Milletvekillerinin sorularını yanıtlayan Enerji ve Tabii Kaynaklar Bakan Yardımcısı Abdullah Tancan, "Bundan 10 sene önce Türkiye'deki elektrik üretiminde özel şirketlerin sahip olduğu pay yüzde 20'ler seviyesindeyken şimdi yüzde 80'ler seviyesine çıktı." dedi.
Özel şirketlerin elektrik üretmeye başlamasıyla birlikte bunun piyasasının da oluşturulduğunu anımsatan Tancan, Enerji Piyasaları İşletme A.Ş.'nin (EPİAŞ) kurulduğunu belirtti.
Bu piyasanın şeffaflığını vurgulayan Tancan, şunları kaydetti:
"Şeffaflık Platformu diye bir platformumuz var. Katılımcılardan 'biz şu bilginin de platformda yayınlanmasını talep ediyoruz' dediği her türlü bilgiyi o platformda yayınlatıyoruz ki kimsenin şeffaflık veya rekabet konusunda en ufak bir tereddüdü olmasın. Bu üreticiler her gün saat 12.00'ye kadar yarın tüketilecek olan enerjinin her bir saatteki fiyat tekliflerini sunuyorlar. Yarınki talep en ucuz hangi üretimlerle karşılanacaksa öyle oluşuyor. Otomatik bir yazılımla oluşuyor."
Mikro projeleri de yaygınlaştırdıklarını ve önünü açtıklarını anlatan Tancan, "Makro projelerin getirdiği avantajlar var. Şu anda bütün paneller Çin'den ithal ediliyor. Bunlara yaptığımız ödemeler cari açığı arttıran ödemeler. Biz, makro projelerle bu hücrelerin ülkemizde üretilmesini şart koşuyoruz. Kendi güneş paneli hücre markamız ortaya çıkmış olacak." diye konuştu.

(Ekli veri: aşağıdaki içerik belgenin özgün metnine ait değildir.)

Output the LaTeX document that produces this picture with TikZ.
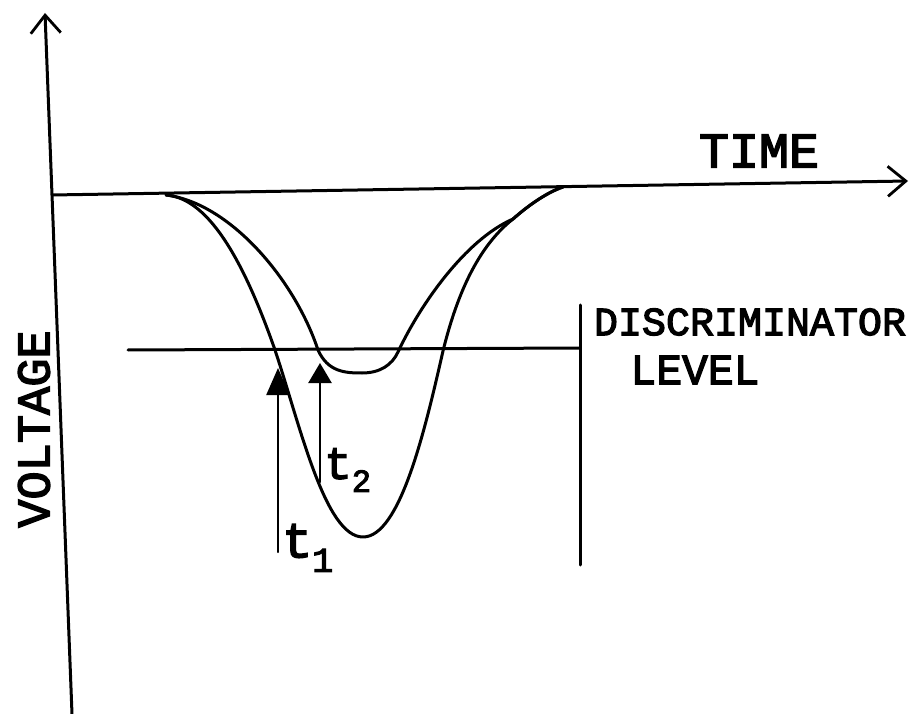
\documentclass[tikz,border=0pt]{standalone}
\usepackage{fontspec}
\newfontfamily\handfont{Liberation Mono}[FakeBold=3]
\usetikzlibrary{arrows.meta}
\tikzset{
  hand/.style={line width=3pt, line cap=round, line join=round},
  axis/.style={hand, -{Straight Barb[length=18pt,width=30pt,line width=2.8pt]}},
  marker/.style={hand, line width=2.4pt, -{Triangle[length=#1,width=23pt]}},
  lettering/.style={font=\handfont\fontsize{#1}{#1}\selectfont, inner sep=0pt},
}
\begin{document}
\begin{tikzpicture}[x=1pt, y=-1pt]
\useasboundingbox (0,0) rectangle (919,714);

\coordinate (O) at (52,195);
\coordinate (Ytop) at (45,13);
\coordinate (Ybot) at (72,714);
\coordinate (Xend) at (908,181);

\coordinate (D1) at (128,350);
\coordinate (D2) at (580,348);
\coordinate (V1) at (580,305);
\coordinate (V2) at (580,565);

\coordinate (S) at (166,195);
\coordinate (M) at (513,219);
\coordinate (E) at (563,187);

\coordinate (T1a) at (278,552);
\coordinate (T1b) at (278,368);
\coordinate (T2a) at (320,482);
\coordinate (T2b) at (320,363);

\draw[axis] (Ybot) -- (Ytop);
\draw[axis] (O) -- (Xend);

\draw[hand] (D1) -- (D2);
\draw[hand] (V1) -- (V2);

\draw[hand] (S) .. controls (205,198) and (240,250) .. (275,350)
  .. controls (300,425) and (325,537) .. (363,537)
  .. controls (400,537) and (425,430) .. (443,351)
  .. controls (458,290) and (480,245) .. (M)
  .. controls (530,204) and (548,192) .. (E);
\draw[hand] (S) .. controls (230,203) and (295,280) .. (318,350)
  .. controls (328,372) and (345,373) .. (362,373)
  .. controls (380,373) and (392,365) .. (398,352)
  .. controls (420,305) and (465,240) .. (M)
  .. controls (530,204) and (548,192) .. (E);

\draw[marker=27pt] (T1a) -- (T1b);
\draw[marker=20pt] (T2a) -- (T2b);

\node[lettering=50] (time) at (759,151) {TIME};
\node[lettering=40] (disc) at (750,322) {DISCRIMINATOR};
\node[lettering=43] (level) at (695,370) {LEVEL};
\node[lettering=47, rotate=90] (volt) at (34,429) {VOLTAGE};
\node[lettering=50, anchor=west] (t1) at (282,548) {t\textsubscript{1}};
\node[lettering=46, anchor=west] (t2) at (324,470) {t\textsubscript{2}};
\end{tikzpicture}
\end{document}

Milletvekillerinin, "Güneş ve rüzgar enerjisine daha çok yönelmiyoruz." şeklindeki eleştirisini yanıtlayan Tancan, "Bunlar kontrol edebildiğimiz santral türleri değil. Güneş şu anda kayboldu, güneş santralleri elektrik üretemiyor. Rüzgar zaman zaman duruyor ve o santraller elektrik üretemiyor. Hiçbir tüketiciye 'arkadaşlar güneş gitti, rüzgar durdu elektrik yok' diyemeyiz. Dolayısıyla bu santraller devre dışı kaldığında onların yerine ikame olacak baz santraller lazım. Bunlar nedir; doğal gaz santralleri, kömür santralleri, nükleer santrallerdir." ifadesini kullandı.